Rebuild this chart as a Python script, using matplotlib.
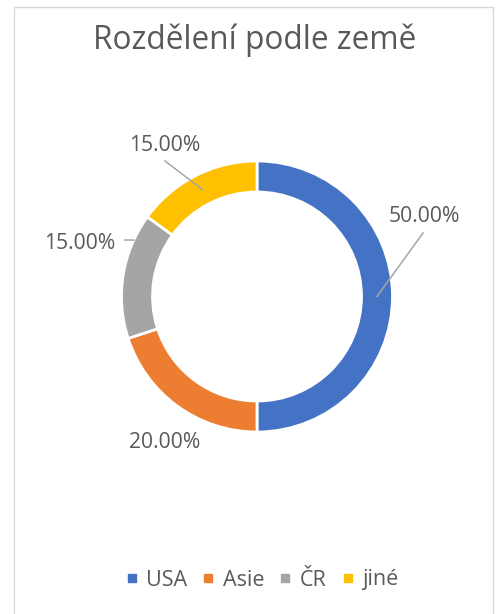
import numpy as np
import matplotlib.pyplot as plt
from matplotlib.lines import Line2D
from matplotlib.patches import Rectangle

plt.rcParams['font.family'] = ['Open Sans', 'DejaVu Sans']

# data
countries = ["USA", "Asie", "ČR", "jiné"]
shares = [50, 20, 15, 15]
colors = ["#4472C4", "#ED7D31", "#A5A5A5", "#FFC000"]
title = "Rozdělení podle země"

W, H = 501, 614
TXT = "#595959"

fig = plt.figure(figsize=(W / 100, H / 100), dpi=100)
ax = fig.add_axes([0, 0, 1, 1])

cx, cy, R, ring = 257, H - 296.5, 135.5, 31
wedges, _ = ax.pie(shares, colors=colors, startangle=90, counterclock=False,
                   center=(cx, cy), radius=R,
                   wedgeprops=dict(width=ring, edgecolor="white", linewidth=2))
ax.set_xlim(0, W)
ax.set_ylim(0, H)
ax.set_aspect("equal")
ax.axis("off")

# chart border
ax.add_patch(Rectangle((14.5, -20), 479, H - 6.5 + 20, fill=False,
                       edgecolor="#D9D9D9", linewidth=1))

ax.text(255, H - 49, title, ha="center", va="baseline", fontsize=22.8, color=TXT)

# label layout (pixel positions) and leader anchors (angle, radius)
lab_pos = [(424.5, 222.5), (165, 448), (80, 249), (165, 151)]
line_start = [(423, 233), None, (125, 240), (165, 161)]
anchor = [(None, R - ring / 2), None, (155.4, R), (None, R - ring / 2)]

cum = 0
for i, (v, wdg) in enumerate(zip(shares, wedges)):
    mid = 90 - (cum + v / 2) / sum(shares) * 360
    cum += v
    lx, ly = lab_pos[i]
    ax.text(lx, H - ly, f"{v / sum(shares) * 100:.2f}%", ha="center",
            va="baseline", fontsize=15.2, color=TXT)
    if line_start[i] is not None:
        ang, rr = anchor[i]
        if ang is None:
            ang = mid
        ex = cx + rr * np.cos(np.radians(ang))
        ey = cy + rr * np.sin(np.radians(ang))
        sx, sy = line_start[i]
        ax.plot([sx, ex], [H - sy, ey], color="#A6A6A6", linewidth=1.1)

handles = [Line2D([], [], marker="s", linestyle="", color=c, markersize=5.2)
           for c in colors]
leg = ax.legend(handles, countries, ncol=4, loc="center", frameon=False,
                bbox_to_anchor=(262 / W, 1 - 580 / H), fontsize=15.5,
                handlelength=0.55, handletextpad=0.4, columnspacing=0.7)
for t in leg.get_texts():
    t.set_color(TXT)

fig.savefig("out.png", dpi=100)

━━━━━━━━━━━━━━━━━━━━━━━━━━━━━━

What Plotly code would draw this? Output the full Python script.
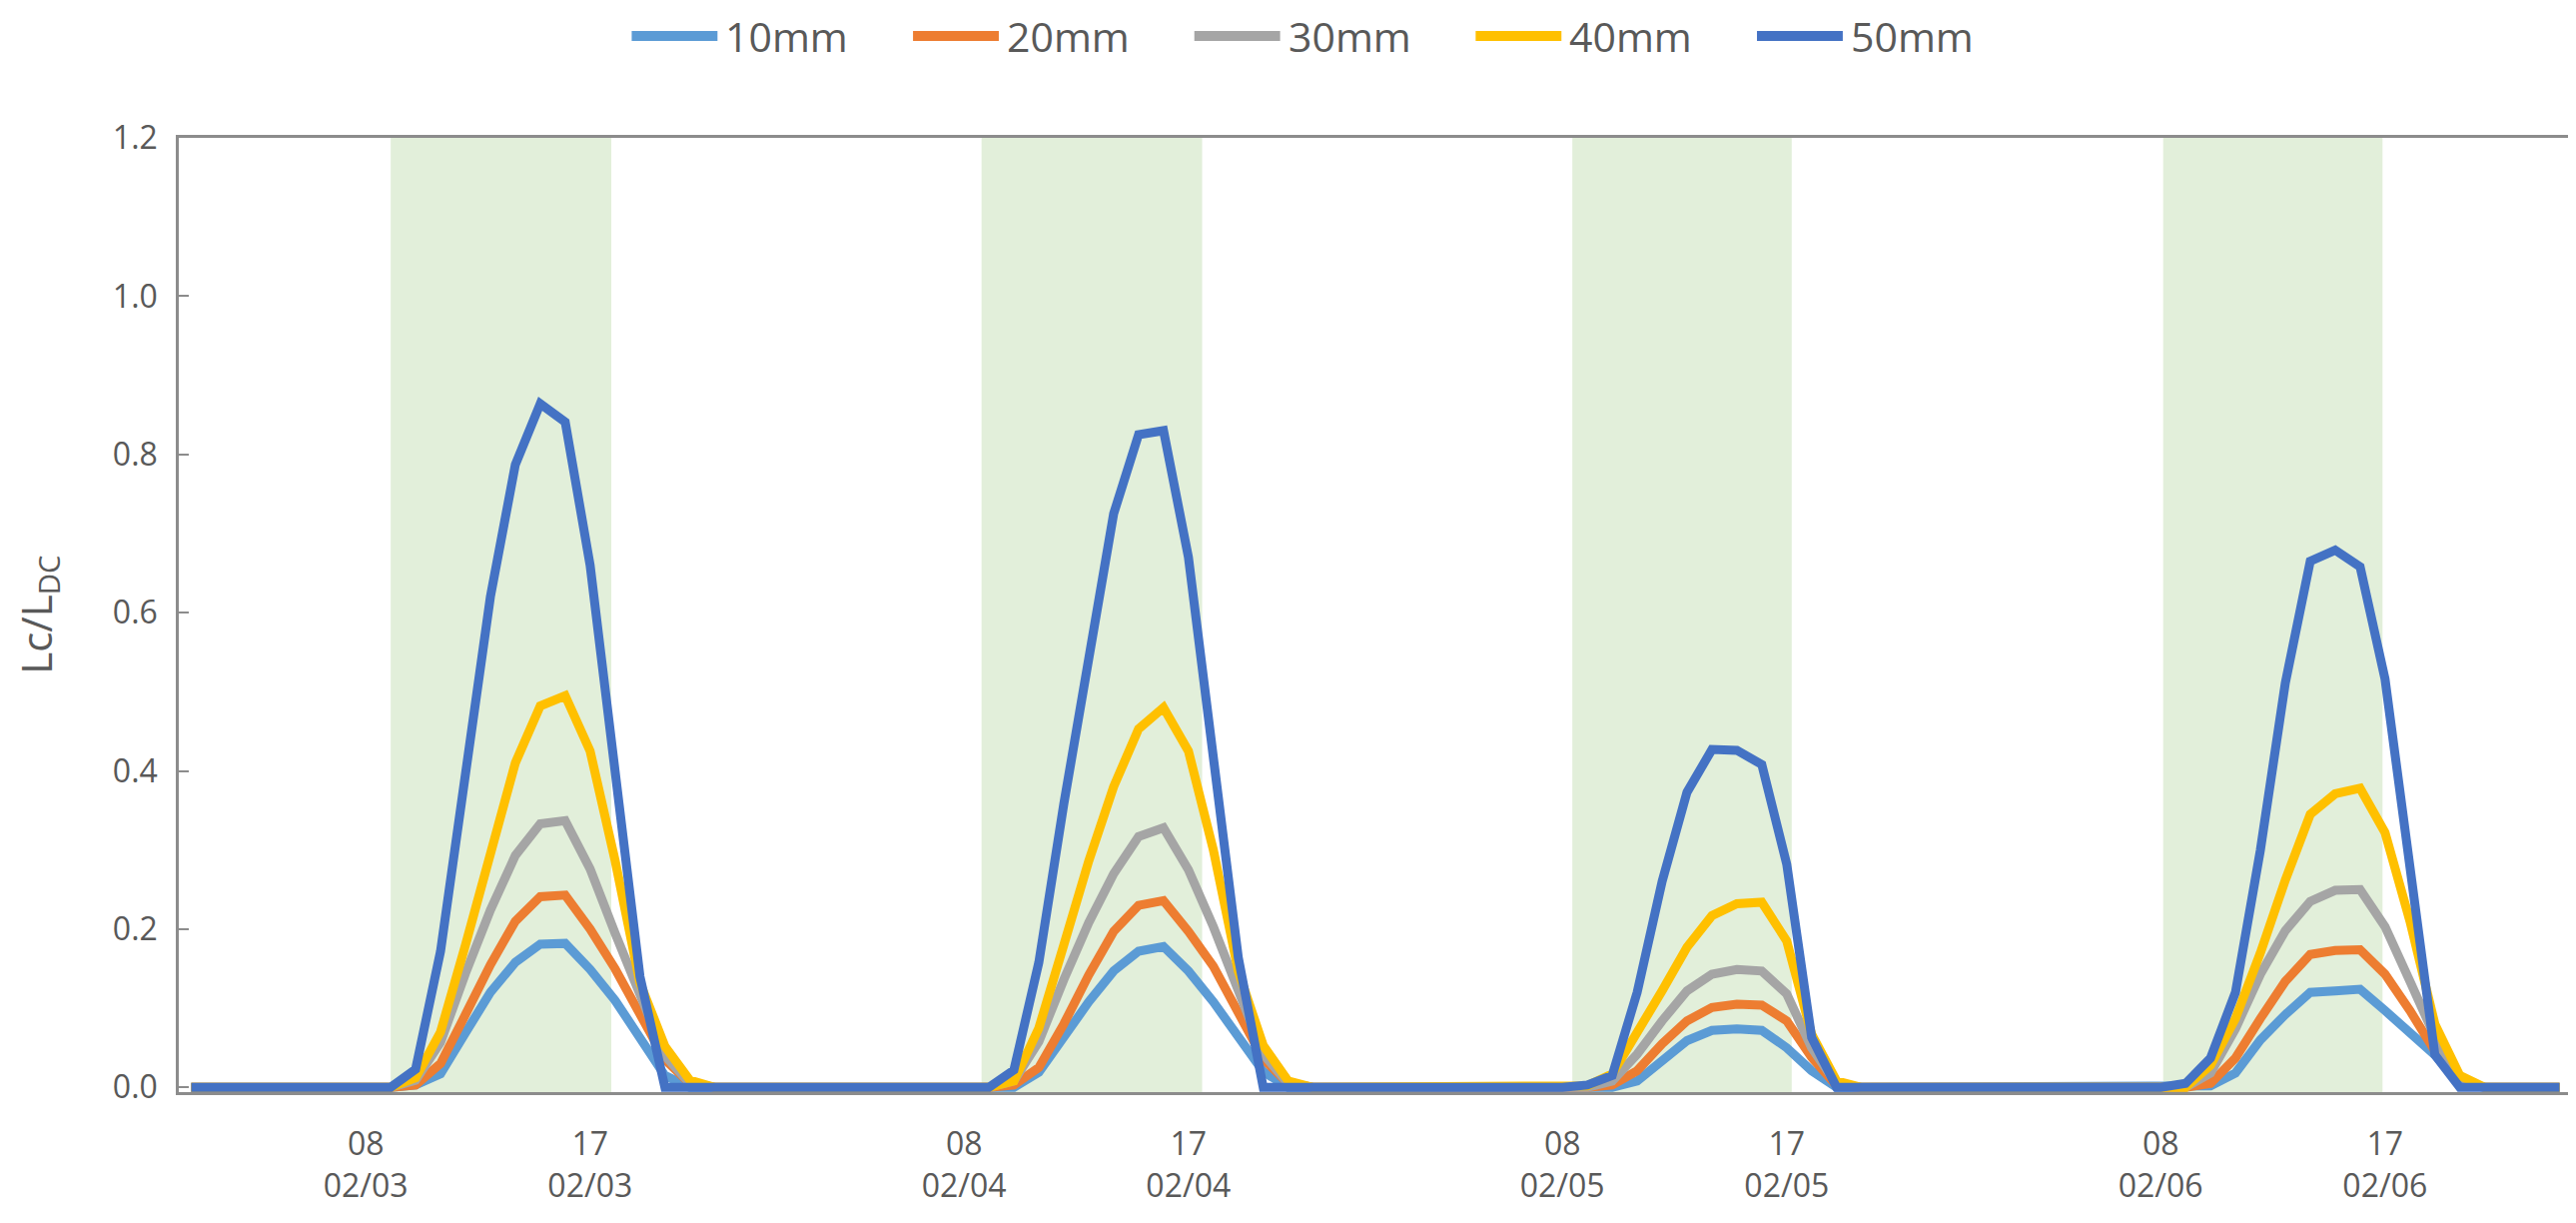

━━━━━━━━━━━━━━━━━━━━━━━━━━━━━━

Task instructions |
Retype exactly the lines from the one with "Rebuild this chart" through the one with "anchor = [(None, R", both included, and nothing else; leave out the pictures.

Result of the exercise |
Rebuild this chart as a Python script, using matplotlib.
import numpy as np
import matplotlib.pyplot as plt
from matplotlib.lines import Line2D
from matplotlib.patches import Rectangle

plt.rcParams['font.family'] = ['Open Sans', 'DejaVu Sans']

# data
countries = ["USA", "Asie", "ČR", "jiné"]
shares = [50, 20, 15, 15]
colors = ["#4472C4", "#ED7D31", "#A5A5A5", "#FFC000"]
title = "Rozdělení podle země"

W, H = 501, 614
TXT = "#595959"

fig = plt.figure(figsize=(W / 100, H / 100), dpi=100)
ax = fig.add_axes([0, 0, 1, 1])

cx, cy, R, ring = 257, H - 296.5, 135.5, 31
wedges, _ = ax.pie(shares, colors=colors, startangle=90, counterclock=False,
                   center=(cx, cy), radius=R,
                   wedgeprops=dict(width=ring, edgecolor="white", linewidth=2))
ax.set_xlim(0, W)
ax.set_ylim(0, H)
ax.set_aspect("equal")
ax.axis("off")

# chart border
ax.add_patch(Rectangle((14.5, -20), 479, H - 6.5 + 20, fill=False,
                       edgecolor="#D9D9D9", linewidth=1))

ax.text(255, H - 49, title, ha="center", va="baseline", fontsize=22.8, color=TXT)

# label layout (pixel positions) and leader anchors (angle, radius)
lab_pos = [(424.5, 222.5), (165, 448), (80, 249), (165, 151)]
line_start = [(423, 233), None, (125, 240), (165, 161)]
anchor = [(None, R - ring / 2), None, (155.4, R), (None, R - ring / 2)]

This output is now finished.